Begin COLLECTED DATA

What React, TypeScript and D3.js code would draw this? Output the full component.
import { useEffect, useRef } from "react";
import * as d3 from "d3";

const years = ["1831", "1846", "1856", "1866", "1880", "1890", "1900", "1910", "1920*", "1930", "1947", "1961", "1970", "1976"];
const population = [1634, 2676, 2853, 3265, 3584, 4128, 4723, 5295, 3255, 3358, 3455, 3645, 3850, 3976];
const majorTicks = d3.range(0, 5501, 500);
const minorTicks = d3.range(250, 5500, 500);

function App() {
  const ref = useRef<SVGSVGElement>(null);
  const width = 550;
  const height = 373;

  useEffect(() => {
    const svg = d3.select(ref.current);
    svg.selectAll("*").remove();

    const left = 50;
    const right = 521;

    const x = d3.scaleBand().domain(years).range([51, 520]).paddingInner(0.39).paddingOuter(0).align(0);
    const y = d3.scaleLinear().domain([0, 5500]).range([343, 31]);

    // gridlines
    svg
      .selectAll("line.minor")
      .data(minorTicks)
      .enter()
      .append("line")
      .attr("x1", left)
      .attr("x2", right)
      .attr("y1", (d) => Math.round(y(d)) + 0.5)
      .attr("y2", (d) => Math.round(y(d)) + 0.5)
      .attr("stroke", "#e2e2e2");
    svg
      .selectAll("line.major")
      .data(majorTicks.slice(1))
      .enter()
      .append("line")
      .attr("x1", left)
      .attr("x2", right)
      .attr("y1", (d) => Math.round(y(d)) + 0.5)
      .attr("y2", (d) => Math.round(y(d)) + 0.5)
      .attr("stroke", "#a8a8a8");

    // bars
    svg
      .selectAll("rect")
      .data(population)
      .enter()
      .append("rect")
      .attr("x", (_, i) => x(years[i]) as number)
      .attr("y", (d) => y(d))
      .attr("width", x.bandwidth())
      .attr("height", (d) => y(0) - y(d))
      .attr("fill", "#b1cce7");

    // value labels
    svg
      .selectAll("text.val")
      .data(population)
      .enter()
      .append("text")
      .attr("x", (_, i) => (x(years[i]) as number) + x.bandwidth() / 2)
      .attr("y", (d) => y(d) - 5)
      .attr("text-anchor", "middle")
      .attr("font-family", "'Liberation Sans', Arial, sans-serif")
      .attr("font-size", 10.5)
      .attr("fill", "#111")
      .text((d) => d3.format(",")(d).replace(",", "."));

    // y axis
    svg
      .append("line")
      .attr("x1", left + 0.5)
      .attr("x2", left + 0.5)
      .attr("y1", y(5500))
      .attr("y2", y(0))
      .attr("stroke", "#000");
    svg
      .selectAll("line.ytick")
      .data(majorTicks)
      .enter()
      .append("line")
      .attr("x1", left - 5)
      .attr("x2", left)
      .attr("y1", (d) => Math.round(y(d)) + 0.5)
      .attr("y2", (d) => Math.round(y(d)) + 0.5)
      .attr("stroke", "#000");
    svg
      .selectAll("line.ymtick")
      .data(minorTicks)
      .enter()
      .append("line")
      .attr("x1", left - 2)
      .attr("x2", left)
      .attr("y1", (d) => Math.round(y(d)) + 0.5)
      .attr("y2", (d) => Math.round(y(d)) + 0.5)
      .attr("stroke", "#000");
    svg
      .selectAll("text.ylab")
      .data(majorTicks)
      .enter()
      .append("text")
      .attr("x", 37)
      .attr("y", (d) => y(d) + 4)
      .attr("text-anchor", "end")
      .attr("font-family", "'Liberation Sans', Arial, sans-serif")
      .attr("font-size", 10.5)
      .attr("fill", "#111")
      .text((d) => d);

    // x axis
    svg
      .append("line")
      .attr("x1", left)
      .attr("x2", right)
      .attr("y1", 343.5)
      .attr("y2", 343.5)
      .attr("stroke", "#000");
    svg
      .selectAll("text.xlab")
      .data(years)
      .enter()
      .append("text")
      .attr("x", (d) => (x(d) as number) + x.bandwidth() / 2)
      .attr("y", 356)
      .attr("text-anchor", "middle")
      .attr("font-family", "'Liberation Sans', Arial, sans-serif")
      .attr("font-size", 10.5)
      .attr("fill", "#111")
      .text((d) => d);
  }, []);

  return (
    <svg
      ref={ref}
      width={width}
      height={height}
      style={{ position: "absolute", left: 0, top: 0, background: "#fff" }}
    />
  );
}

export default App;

End COLLECTED DATA

DESCRIPTION OF THE TASK
Extract each line of the material exactly as it stands.

WRITTEN RESPONSE
What React, TypeScript and D3.js code would draw this? Output the full component.
import { useEffect, useRef } from "react";
import * as d3 from "d3";

const years = ["1831", "1846", "1856", "1866", "1880", "1890", "1900", "1910", "1920*", "1930", "1947", "1961", "1970", "1976"];
const population = [1634, 2676, 2853, 3265, 3584, 4128, 4723, 5295, 3255, 3358, 3455, 3645, 3850, 3976];
const majorTicks = d3.range(0, 5501, 500);
const minorTicks = d3.range(250, 5500, 500);

function App() {
  const ref = useRef<SVGSVGElement>(null);
  const width = 550;
  const height = 373;

  useEffect(() => {
    const svg = d3.select(ref.current);
    svg.selectAll("*").remove();

    const left = 50;
    const right = 521;

    const x = d3.scaleBand().domain(years).range([51, 520]).paddingInner(0.39).paddingOuter(0).align(0);
    const y = d3.scaleLinear().domain([0, 5500]).range([343, 31]);

    // gridlines
    svg
      .selectAll("line.minor")
      .data(minorTicks)
      .enter()
      .append("line")
      .attr("x1", left)
      .attr("x2", right)
      .attr("y1", (d) => Math.round(y(d)) + 0.5)
      .attr("y2", (d) => Math.round(y(d)) + 0.5)
      .attr("stroke", "#e2e2e2");
    svg
      .selectAll("line.major")
      .data(majorTicks.slice(1))
      .enter()
      .append("line")
      .attr("x1", left)
      .attr("x2", right)
      .attr("y1", (d) => Math.round(y(d)) + 0.5)
      .attr("y2", (d) => Math.round(y(d)) + 0.5)
      .attr("stroke", "#a8a8a8");

    // bars
    svg
      .selectAll("rect")
      .data(population)
      .enter()
      .append("rect")
      .attr("x", (_, i) => x(years[i]) as number)
      .attr("y", (d) => y(d))
      .attr("width", x.bandwidth())
      .attr("height", (d) => y(0) - y(d))
      .attr("fill", "#b1cce7");

    // value labels
    svg
      .selectAll("text.val")
      .data(population)
      .enter()
      .append("text")
      .attr("x", (_, i) => (x(years[i]) as number) + x.bandwidth() / 2)
      .attr("y", (d) => y(d) - 5)
      .attr("text-anchor", "middle")
      .attr("font-family", "'Liberation Sans', Arial, sans-serif")
      .attr("font-size", 10.5)
      .attr("fill", "#111")
      .text((d) => d3.format(",")(d).replace(",", "."));

    // y axis
    svg
      .append("line")
      .attr("x1", left + 0.5)
      .attr("x2", left + 0.5)
      .attr("y1", y(5500))
      .attr("y2", y(0))
      .attr("stroke", "#000");
    svg
      .selectAll("line.ytick")
      .data(majorTicks)
      .enter()
      .append("line")
      .attr("x1", left - 5)
      .attr("x2", left)
      .attr("y1", (d) => Math.round(y(d)) + 0.5)
      .attr("y2", (d) => Math.round(y(d)) + 0.5)
      .attr("stroke", "#000");
    svg
      .selectAll("line.ymtick")
      .data(minorTicks)
      .enter()
      .append("line")
      .attr("x1", left - 2)
      .attr("x2", left)
      .attr("y1", (d) => Math.round(y(d)) + 0.5)
      .attr("y2", (d) => Math.round(y(d)) + 0.5)
      .attr("stroke", "#000");
    svg
      .selectAll("text.ylab")
      .data(majorTicks)
      .enter()
      .append("text")
      .attr("x", 37)
      .attr("y", (d) => y(d) + 4)
      .attr("text-anchor", "end")
      .attr("font-family", "'Liberation Sans', Arial, sans-serif")
      .attr("font-size", 10.5)
      .attr("fill", "#111")
      .text((d) => d);

    // x axis
    svg
      .append("line")
      .attr("x1", left)
      .attr("x2", right)
      .attr("y1", 343.5)
      .attr("y2", 343.5)
      .attr("stroke", "#000");
    svg
      .selectAll("text.xlab")
      .data(years)
      .enter()
      .append("text")
      .attr("x", (d) => (x(d) as number) + x.bandwidth() / 2)
      .attr("y", 356)
      .attr("text-anchor", "middle")
      .attr("font-family", "'Liberation Sans', Arial, sans-serif")
      .attr("font-size", 10.5)
      .attr("fill", "#111")
      .text((d) => d);
  }, []);

  return (
    <svg
      ref={ref}
      width={width}
      height={height}
      style={{ position: "absolute", left: 0, top: 0, background: "#fff" }}
    />
  );
}

export default App;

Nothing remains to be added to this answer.